DR. JAY THIMMAPURAM explores the science of loneliness and how it impacts our health and well-being. He also shares some simple things we can do in order to feel better about being alone without having to feel lonely.
Loneliness is a painful sense of isolation, a lack of belongingness and an absence of social contact. It refers to a discrepancy between social needs and their availability in the environment. Though humans are fundamentally wired to be social, we are slowly but surely drifting into the zone of loneliness. This perception of loneliness has been increasing with successive generations. Generation Z, our younger generation, are reportedly lonelier than any of the previous generations. It is also a fact that we are more digitally connected with people than any other time in the past, which seems to be a paradox.
The consequences of loneliness are many. It poses a significant health problem for a sizeable sector of the population, leading to increased risks of depression, anxiety, suicidal ideation, behavior and health care utilization. There is also an increased risk of cardiovascular problems, and even Alzheimer’s disease. The odds of mortality go up significantly. Some studies suggest that the health consequences are almost equal to smoking 15 cigarettes per day. The data are striking. According to recent studies, more than 40 percent of the population feel lonely and left out. And the actual statistics may be higher, as loneliness is perceived as a stigma and often goes unmentioned. The 19th Surgeon General of the United States, Dr. Vivek Murthy, has pointed out that loneliness is an epidemic and has mentioned how he felt very lonely as a child and reported an associated sense of shame.
This takes us to a much deeper aspect. Loneliness is often influenced by our relationship to our own self. When we feel lonely, we often erect a barrier around ourselves. This not only prevents others from coming to us, but also prevents us from stepping out of the barrier. As it is a self-created barrier, breaking it is rather difficult. The only way is to dissolve it! This barrier lies at the foundation of our own ideas of ourselves. We may be bogged down by feelings of inferiority or carried away by feelings of superiority. Both are ideas that we create for ourselves. It stems from a fundamental state of not being comfortable with ourselves in our current state. When we are not comfortable with ourselves, it is difficult to be comfortable with others, and for others to be comfortable with us. How do we get over this? A simple awareness of how we feel may help us recognize the issue. Attention to our well-being starts from there.

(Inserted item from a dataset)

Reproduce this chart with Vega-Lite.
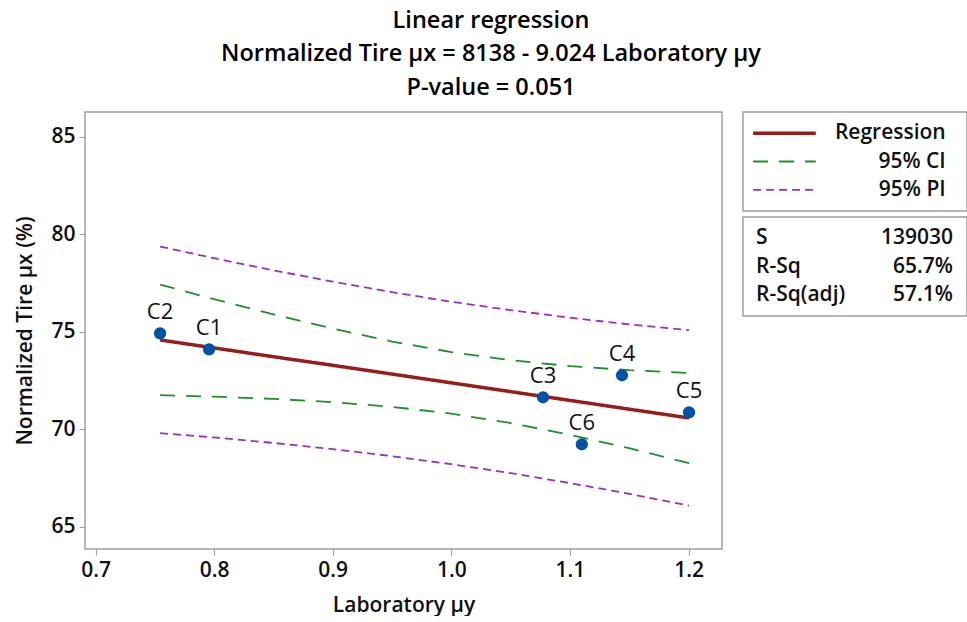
{
  "$schema": "https://vega.github.io/schema/vega-lite/v6.json",
  "padding": {"left": 14, "top": 8, "right": 0, "bottom": 0},
  "background": "white",
  "datasets": {
    "fit": [
      {"x": 0.7544, "y": 74.59, "series": "Regression", "bound": "fit"},
      {"x": 0.80, "y": 74.18, "series": "Regression", "bound": "fit"},
      {"x": 0.85, "y": 73.73, "series": "Regression", "bound": "fit"},
      {"x": 0.90, "y": 73.29, "series": "Regression", "bound": "fit"},
      {"x": 0.95, "y": 72.84, "series": "Regression", "bound": "fit"},
      {"x": 1.00, "y": 72.39, "series": "Regression", "bound": "fit"},
      {"x": 1.05, "y": 71.94, "series": "Regression", "bound": "fit"},
      {"x": 1.10, "y": 71.49, "series": "Regression", "bound": "fit"},
      {"x": 1.15, "y": 71.04, "series": "Regression", "bound": "fit"},
      {"x": 1.2004, "y": 70.59, "series": "Regression", "bound": "fit"},
      {"x": 0.7544, "y": 71.76, "series": "95% CI", "bound": "lower"},
      {"x": 0.80, "y": 71.68, "series": "95% CI", "bound": "lower"},
      {"x": 0.85, "y": 71.57, "series": "95% CI", "bound": "lower"},
      {"x": 0.90, "y": 71.40, "series": "95% CI", "bound": "lower"},
      {"x": 0.95, "y": 71.16, "series": "95% CI", "bound": "lower"},
      {"x": 1.00, "y": 70.81, "series": "95% CI", "bound": "lower"},
      {"x": 1.05, "y": 70.33, "series": "95% CI", "bound": "lower"},
      {"x": 1.10, "y": 69.73, "series": "95% CI", "bound": "lower"},
      {"x": 1.15, "y": 69.04, "series": "95% CI", "bound": "lower"},
      {"x": 1.2004, "y": 68.27, "series": "95% CI", "bound": "lower"},
      {"x": 0.7544, "y": 77.43, "series": "95% CI", "bound": "upper"},
      {"x": 0.80, "y": 76.68, "series": "95% CI", "bound": "upper"},
      {"x": 0.85, "y": 75.90, "series": "95% CI", "bound": "upper"},
      {"x": 0.90, "y": 75.17, "series": "95% CI", "bound": "upper"},
      {"x": 0.95, "y": 74.51, "series": "95% CI", "bound": "upper"},
      {"x": 1.00, "y": 73.97, "series": "95% CI", "bound": "upper"},
      {"x": 1.05, "y": 73.55, "series": "95% CI", "bound": "upper"},
      {"x": 1.10, "y": 73.25, "series": "95% CI", "bound": "upper"},
      {"x": 1.15, "y": 73.04, "series": "95% CI", "bound": "upper"},
      {"x": 1.2004, "y": 72.90, "series": "95% CI", "bound": "upper"},
      {"x": 0.7544, "y": 69.81, "series": "95% PI", "bound": "lower"},
      {"x": 0.80, "y": 69.59, "series": "95% PI", "bound": "lower"},
      {"x": 0.85, "y": 69.31, "series": "95% PI", "bound": "lower"},
      {"x": 0.90, "y": 68.99, "series": "95% PI", "bound": "lower"},
      {"x": 0.95, "y": 68.63, "series": "95% PI", "bound": "lower"},
      {"x": 1.00, "y": 68.22, "series": "95% PI", "bound": "lower"},
      {"x": 1.05, "y": 67.76, "series": "95% PI", "bound": "lower"},
      {"x": 1.10, "y": 67.25, "series": "95% PI", "bound": "lower"},
      {"x": 1.15, "y": 66.70, "series": "95% PI", "bound": "lower"},
      {"x": 1.2004, "y": 66.09, "series": "95% PI", "bound": "lower"},
      {"x": 0.7544, "y": 79.38, "series": "95% PI", "bound": "upper"},
      {"x": 0.80, "y": 78.78, "series": "95% PI", "bound": "upper"},
      {"x": 0.85, "y": 78.16, "series": "95% PI", "bound": "upper"},
      {"x": 0.90, "y": 77.58, "series": "95% PI", "bound": "upper"},
      {"x": 0.95, "y": 77.04, "series": "95% PI", "bound": "upper"},
      {"x": 1.00, "y": 76.55, "series": "95% PI", "bound": "upper"},
      {"x": 1.05, "y": 76.12, "series": "95% PI", "bound": "upper"},
      {"x": 1.10, "y": 75.73, "series": "95% PI", "bound": "upper"},
      {"x": 1.15, "y": 75.39, "series": "95% PI", "bound": "upper"},
      {"x": 1.2004, "y": 75.09, "series": "95% PI", "bound": "upper"}
    ],
    "pts": [
      {"label": "C1", "x": 0.7957, "y": 74.11},
      {"label": "C2", "x": 0.7544, "y": 74.93},
      {"label": "C3", "x": 1.0773, "y": 71.65},
      {"label": "C4", "x": 1.1439, "y": 72.78},
      {"label": "C5", "x": 1.2004, "y": 70.88},
      {"label": "C6", "x": 1.1100, "y": 69.24}
    ],
    "leg": [
      {"series": "Regression"},
      {"series": "95% CI"},
      {"series": "95% PI"}
    ],
    "stats": [
      {"stat": "S", "value": "139030"},
      {"stat": "R-Sq", "value": "65.7%"},
      {"stat": "R-Sq(adj)", "value": "57.1%"}
    ]
  },
  "title": {
    "text": ["Linear regression", "Normalized Tire μx = 8138 - 9.024 Laboratory μy", "P-value = 0.051"],
    "font": "Open Sans",
    "fontSize": 23.5,
    "fontWeight": 600,
    "lineHeight": 33.5,
    "anchor": "middle",
    "frame": "bounds",
    "offset": 12,
    "color": "black"
  },
  "spacing": 19,
  "hconcat": [
    {
      "width": 637,
      "height": 437,
      "layer": [
        {
          "data": {"name": "fit"},
          "transform": [{"filter": "datum.series !== 'Regression'"}],
          "mark": {"type": "line", "strokeWidth": 1.8, "clip": true},
          "encoding": {
            "x": {"field": "x", "type": "quantitative", "scale": {"domain": [0.6911, 1.2282], "nice": false, "zero": false}, "axis": {"title": "Laboratory μy", "values": [0.7, 0.8, 0.9, 1.0, 1.1, 1.2], "format": ".1f"}},
            "y": {"field": "y", "type": "quantitative", "scale": {"domain": [63.87, 86.28], "nice": false, "zero": false}, "axis": {"title": "Normalized Tire μx (%)", "values": [65, 70, 75, 80, 85]}},
            "color": {"field": "series", "type": "nominal", "scale": {"domain": ["Regression", "95% CI", "95% PI"], "range": ["#9a1b1b", "#1e8f2a", "#9b2ec8"]}, "legend": null},
            "strokeDash": {"field": "series", "type": "nominal", "scale": {"domain": ["Regression", "95% CI", "95% PI"], "range": [[1, 0], [15, 11], [8, 5]]}, "legend": null},
            "detail": {"field": "bound", "type": "nominal"}
          }
        },
        {
          "data": {"name": "fit"},
          "transform": [{"filter": "datum.series === 'Regression'"}],
          "mark": {"type": "line", "strokeWidth": 3.5, "clip": true},
          "encoding": {
            "x": {"field": "x", "type": "quantitative"},
            "y": {"field": "y", "type": "quantitative"},
            "color": {"field": "series", "type": "nominal", "legend": null},
            "strokeDash": {"field": "series", "type": "nominal", "legend": null}
          }
        },
        {
          "data": {"name": "pts"},
          "mark": {"type": "point", "filled": true, "size": 150, "color": "#0052a3", "opacity": 1},
          "encoding": {
            "x": {"field": "x", "type": "quantitative"},
            "y": {"field": "y", "type": "quantitative"}
          }
        },
        {
          "data": {"name": "pts"},
          "mark": {"type": "text", "dy": -21, "fontSize": 22, "font": "Open Sans", "color": "#111111"},
          "encoding": {
            "x": {"field": "x", "type": "quantitative"},
            "y": {"field": "y", "type": "quantitative"},
            "text": {"field": "label", "type": "nominal"}
          }
        }
      ]
    },
    {
      "spacing": 4,
      "vconcat": [
        {
          "width": 224,
          "height": 99,
          "data": {"name": "leg"},
          "layer": [
            {
              "transform": [{"filter": "datum.series !== 'Regression'"}],
              "mark": {"type": "rule", "strokeWidth": 1.8},
              "encoding": {
                "y": {"field": "series", "type": "nominal", "sort": ["Regression", "95% CI", "95% PI"], "scale": {"type": "point", "padding": 0.75}, "axis": null},
                "x": {"datum": 0.045, "type": "quantitative", "scale": {"domain": [0, 1], "nice": false, "zero": false}, "axis": null},
                "x2": {"datum": 0.325},
                "color": {"field": "series", "type": "nominal", "legend": null},
                "strokeDash": {"field": "series", "type": "nominal", "legend": null}
              }
            },
            {
              "transform": [{"filter": "datum.series === 'Regression'"}],
              "mark": {"type": "rule", "strokeWidth": 3.5},
              "encoding": {
                "y": {"field": "series", "type": "nominal", "sort": ["Regression", "95% CI", "95% PI"]},
                "x": {"datum": 0.045, "type": "quantitative"},
                "x2": {"datum": 0.325},
                "color": {"field": "series", "type": "nominal", "legend": null},
                "strokeDash": {"field": "series", "type": "nominal", "legend": null}
              }
            },
            {
              "mark": {"type": "text", "align": "right", "fontSize": 21, "fontWeight": 600, "font": "Open Sans", "color": "#111111"},
              "encoding": {
                "y": {"field": "series", "type": "nominal", "sort": ["Regression", "95% CI", "95% PI"]},
                "x": {"datum": 0.905, "type": "quantitative"},
                "text": {"field": "series", "type": "nominal"}
              }
            }
          ]
        },
        {
          "width": 224,
          "height": 99,
          "data": {"name": "stats"},
          "layer": [
            {
              "mark": {"type": "text", "align": "left", "fontSize": 21, "fontWeight": 600, "font": "Open Sans", "color": "#111111"},
              "encoding": {
                "y": {"field": "stat", "type": "nominal", "sort": ["S", "R-Sq", "R-Sq(adj)"], "scale": {"type": "point", "padding": 0.75}, "axis": null},
                "x": {"datum": 0.058, "type": "quantitative", "scale": {"domain": [0, 1], "nice": false, "zero": false}, "axis": null},
                "text": {"field": "stat", "type": "nominal"}
              }
            },
            {
              "mark": {"type": "text", "align": "right", "fontSize": 21, "fontWeight": 600, "font": "Open Sans", "color": "#111111"},
              "encoding": {
                "y": {"field": "stat", "type": "nominal", "sort": ["S", "R-Sq", "R-Sq(adj)"]},
                "x": {"datum": 0.9375, "type": "quantitative"},
                "text": {"field": "value", "type": "nominal"}
              }
            }
          ]
        }
      ]
    }
  ],
  "config": {
    "view": {"stroke": "#a0a0a0", "strokeWidth": 1.5},
    "font": "Open Sans",
    "axis": {
      "grid": false,
      "domain": false,
      "tickColor": "#a0a0a0",
      "tickSize": 6,
      "tickWidth": 1.2,
      "labelFont": "Open Sans",
      "labelFontSize": 21,
      "labelFontWeight": 600,
      "labelColor": "#111111",
      "labelPadding": 4,
      "titleFont": "Open Sans",
      "titleFontSize": 21,
      "titleFontWeight": 600,
      "titleColor": "#111111"
    },
    "axisX": {"titlePadding": 14},
    "axisY": {"titlePadding": 15}
  }
}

Loneliness is often influenced by our relationship to our own self.
When we feel lonely, we often erect a barrier around ourselves.
This not only prevents others from coming to us,
but also prevents us from stepping out of the barrier.
Inner well-being is a state of contentment, joy and having a positive outlook on life. Simple needs, when fulfilled, can yield excellent results. Sleep plays a significant role in our well-being and even our perception of loneliness. A study conducted recently shows that lack of sleep actually causes loneliness. When sleep is disturbed, we are usually not in the best state of mind. Such a mind does not like to socialize. A good night’s rest is the foundation on which our day’s activities are based. Without this strong base, our day is not optimal. In addition, sleep may also contribute to our personality. Going to bed in a state of calm, and resting our attention on the inner intrinsic goodness of the heart, can help us mold our personality.
When physical, mental, emotional and spiritual wellness are taken care of, they act as antidotes to loneliness. They create a good foundation for positive interactions and yield fruitful results. Another simple solution is to train the mind to give it a good direction, and meditation is one way to do this. As we keep meditating, we begin to experience a change in the inner landscape and a feeling of self-acceptance develops. We become more comfortable and accepting of ourselves, and that lays the foundation for social interaction in a positive way.
As we keep meditating,
we begin to experience
a change in the inner landscape
and a feeling of self-acceptance develops.
We become more comfortable
and accepting of ourselves,
and that lays the foundation
for social interaction in a positive way.
Day-to-day challenges, stresses and strains often play a role in loneliness. When we encounter blows in life, our state of mind is not congenial to socialize. An evening practice of Heartfulness Cleaning is a remedy. It helps us to remove the emotional sediments that have accumulated within our system. A mind that is cleared of the emotional burden is in an ideal state for social interactions.
With a peaceful inner disposition, even when we are alone we are not lonely, for there is always an inner state of calmness, contentment and joy. In such a state, when we do interact with others, we will affect them in a positive way and uplift those who feel down or lonely.